In the public domain he prefers working with recognisable shapes stemming from folk sprit, which result in recognition, testify of an attitude of service and evoke response.
In Jo Ramakers' evolution his technical and artist training are clearly marked without the one having obstructed the other.

Movement fascinates him and small wonder he is put on the trail of dance, which started being the source of inspiration for a number of studies of movement; an attempt to visualise the spatial lightness of dancers in the language of plastic shapes. His impression is that dancers are creatures of light, who find their destination in bird flight. For is it not every dancer's wish to be released from earth and to defeat gravity?
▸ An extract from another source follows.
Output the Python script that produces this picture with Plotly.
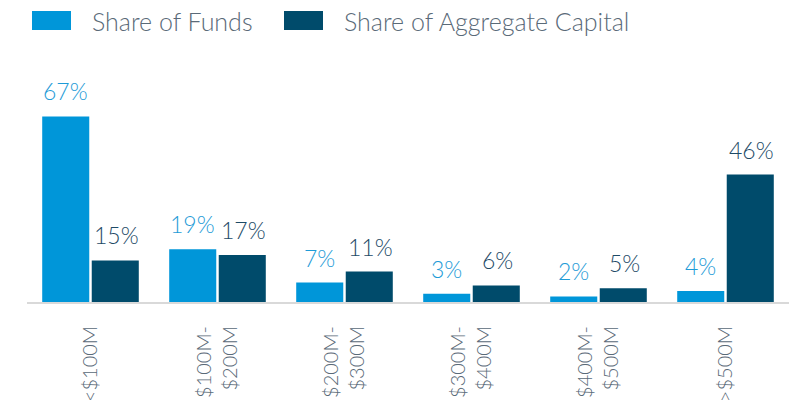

This inclination towards light-footedness, based on a desire to create harmony, is also present in Jo Ramakers' more recent works. Take a good look at his plastic activities: the last few years his sculptures have lost weight; they act in a much more light-footed and elegant manner, the spectators at his exhibitions exclaim!

The patina of his sculptures has also benefited from this spirit of internalisation. The blazing green of yesterdays has had to make way for brown, green and ochre.
"During my experiments with various metallic oxides I happened to touch upon this soft patina", the sculptor claims. "All my new sculptures, the ones that are not polished too smoothly at least, are given this soft patina."

Jo Ramakers' sculptures predominantly deal with nature. Within nature he tracks the archetypal forms of life, which in concentrated images he not only visualises but expresses as well. Unhampered by accidental forms of appearance he tries to depict things as pithily as possible, keen on images that start to lead lives of their own, yet always signify the reality in which we live, a reality which, as we know, is in continual movement.

Jo Ramakers is permeated with this realisation.